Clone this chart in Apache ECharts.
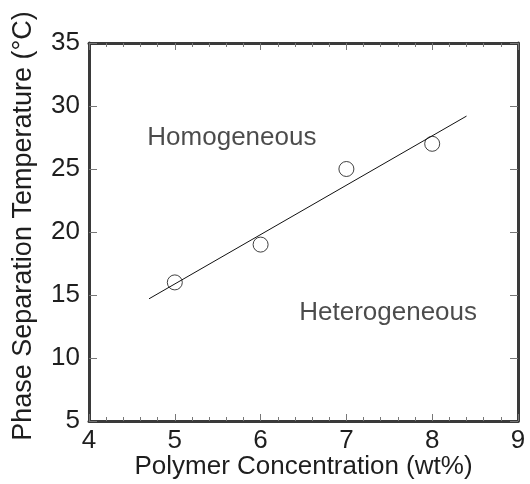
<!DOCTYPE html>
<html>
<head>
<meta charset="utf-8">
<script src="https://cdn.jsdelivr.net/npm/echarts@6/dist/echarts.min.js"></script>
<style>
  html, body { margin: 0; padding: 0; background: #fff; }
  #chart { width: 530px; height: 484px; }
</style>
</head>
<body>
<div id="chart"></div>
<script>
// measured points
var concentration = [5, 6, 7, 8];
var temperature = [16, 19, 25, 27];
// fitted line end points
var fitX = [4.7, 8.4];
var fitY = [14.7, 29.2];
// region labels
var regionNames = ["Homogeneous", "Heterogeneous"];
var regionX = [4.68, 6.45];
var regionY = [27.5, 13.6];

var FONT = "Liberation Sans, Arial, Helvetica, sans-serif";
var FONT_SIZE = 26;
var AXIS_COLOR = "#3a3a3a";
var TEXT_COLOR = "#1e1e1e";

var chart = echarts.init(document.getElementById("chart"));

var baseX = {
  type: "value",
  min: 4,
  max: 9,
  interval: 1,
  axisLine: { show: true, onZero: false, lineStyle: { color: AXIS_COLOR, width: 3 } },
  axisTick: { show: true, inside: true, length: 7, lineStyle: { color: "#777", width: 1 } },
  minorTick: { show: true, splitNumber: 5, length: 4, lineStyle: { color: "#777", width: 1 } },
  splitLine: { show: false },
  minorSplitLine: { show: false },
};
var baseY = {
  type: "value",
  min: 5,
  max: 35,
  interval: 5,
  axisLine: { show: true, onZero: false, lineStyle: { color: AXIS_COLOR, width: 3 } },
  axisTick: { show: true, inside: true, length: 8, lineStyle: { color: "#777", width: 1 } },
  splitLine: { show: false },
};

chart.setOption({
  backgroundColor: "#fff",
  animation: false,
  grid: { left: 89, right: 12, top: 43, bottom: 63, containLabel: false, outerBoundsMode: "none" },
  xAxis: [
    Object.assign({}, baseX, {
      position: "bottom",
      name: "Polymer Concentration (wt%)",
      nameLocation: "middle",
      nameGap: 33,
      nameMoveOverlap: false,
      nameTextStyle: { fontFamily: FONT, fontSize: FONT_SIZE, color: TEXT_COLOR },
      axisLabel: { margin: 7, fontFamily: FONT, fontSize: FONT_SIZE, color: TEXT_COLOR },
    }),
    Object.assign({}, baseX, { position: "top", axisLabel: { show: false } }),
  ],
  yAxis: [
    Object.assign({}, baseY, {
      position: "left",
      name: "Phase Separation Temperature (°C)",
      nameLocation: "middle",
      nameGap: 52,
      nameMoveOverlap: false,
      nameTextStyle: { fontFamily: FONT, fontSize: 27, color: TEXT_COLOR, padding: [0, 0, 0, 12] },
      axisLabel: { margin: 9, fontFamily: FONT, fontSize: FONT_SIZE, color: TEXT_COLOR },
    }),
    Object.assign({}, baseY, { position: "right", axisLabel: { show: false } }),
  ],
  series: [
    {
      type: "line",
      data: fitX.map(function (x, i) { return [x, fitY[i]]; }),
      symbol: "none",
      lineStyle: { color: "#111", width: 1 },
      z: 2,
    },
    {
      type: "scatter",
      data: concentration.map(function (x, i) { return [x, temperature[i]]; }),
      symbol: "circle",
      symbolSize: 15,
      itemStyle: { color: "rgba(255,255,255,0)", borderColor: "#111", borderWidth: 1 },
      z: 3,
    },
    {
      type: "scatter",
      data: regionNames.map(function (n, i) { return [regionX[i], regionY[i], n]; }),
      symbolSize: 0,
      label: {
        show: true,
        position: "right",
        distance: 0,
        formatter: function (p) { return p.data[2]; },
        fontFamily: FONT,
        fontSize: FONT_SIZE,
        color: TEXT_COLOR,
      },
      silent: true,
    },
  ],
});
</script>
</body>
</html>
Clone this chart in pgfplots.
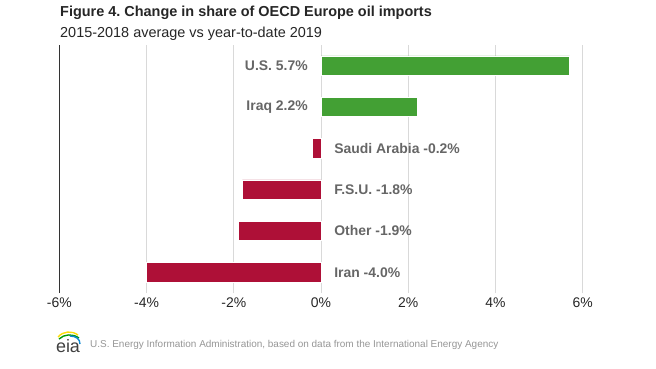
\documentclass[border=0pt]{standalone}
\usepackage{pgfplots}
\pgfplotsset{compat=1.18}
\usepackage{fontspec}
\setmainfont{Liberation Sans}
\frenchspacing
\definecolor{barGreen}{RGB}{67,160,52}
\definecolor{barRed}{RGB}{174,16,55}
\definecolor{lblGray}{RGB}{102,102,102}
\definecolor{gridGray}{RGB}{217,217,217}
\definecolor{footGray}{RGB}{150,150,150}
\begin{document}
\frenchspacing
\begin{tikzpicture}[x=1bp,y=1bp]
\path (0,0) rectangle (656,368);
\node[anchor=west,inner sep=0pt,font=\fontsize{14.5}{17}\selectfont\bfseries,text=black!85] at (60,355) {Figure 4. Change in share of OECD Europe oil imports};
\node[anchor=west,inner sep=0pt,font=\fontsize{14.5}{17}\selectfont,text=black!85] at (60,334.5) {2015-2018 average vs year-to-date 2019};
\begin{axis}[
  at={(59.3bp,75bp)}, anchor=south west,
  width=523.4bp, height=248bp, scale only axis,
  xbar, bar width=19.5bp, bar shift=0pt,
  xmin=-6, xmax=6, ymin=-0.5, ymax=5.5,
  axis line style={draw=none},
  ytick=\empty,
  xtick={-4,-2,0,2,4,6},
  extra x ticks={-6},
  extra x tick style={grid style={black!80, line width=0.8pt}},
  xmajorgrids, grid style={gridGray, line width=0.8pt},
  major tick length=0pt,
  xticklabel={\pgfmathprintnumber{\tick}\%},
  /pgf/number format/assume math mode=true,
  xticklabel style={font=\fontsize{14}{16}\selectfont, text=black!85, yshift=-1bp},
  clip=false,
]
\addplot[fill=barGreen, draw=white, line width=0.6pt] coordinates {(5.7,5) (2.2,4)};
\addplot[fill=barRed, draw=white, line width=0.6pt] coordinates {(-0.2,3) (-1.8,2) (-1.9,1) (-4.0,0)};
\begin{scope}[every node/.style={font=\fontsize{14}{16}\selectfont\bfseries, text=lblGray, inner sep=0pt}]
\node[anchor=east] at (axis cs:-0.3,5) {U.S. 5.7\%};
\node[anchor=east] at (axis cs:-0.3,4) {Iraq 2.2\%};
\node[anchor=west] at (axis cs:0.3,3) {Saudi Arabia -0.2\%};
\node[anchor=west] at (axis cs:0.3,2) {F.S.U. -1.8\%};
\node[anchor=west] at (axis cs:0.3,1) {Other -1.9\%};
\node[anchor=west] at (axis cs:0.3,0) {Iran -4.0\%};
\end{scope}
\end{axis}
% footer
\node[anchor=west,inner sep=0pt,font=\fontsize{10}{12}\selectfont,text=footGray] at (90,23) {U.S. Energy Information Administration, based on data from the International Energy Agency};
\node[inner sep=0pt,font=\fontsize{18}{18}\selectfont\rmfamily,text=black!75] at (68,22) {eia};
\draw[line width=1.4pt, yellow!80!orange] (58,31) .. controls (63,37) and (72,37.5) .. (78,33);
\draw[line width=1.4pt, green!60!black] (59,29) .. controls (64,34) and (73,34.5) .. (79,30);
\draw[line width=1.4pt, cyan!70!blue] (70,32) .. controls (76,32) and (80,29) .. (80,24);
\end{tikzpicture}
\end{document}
-- -- --
# Work to be completed
Identify which lines contain the word "this" and copy each one.

# Task answer
Clone this chart in Apache ECharts.
Clone this chart in pgfplots.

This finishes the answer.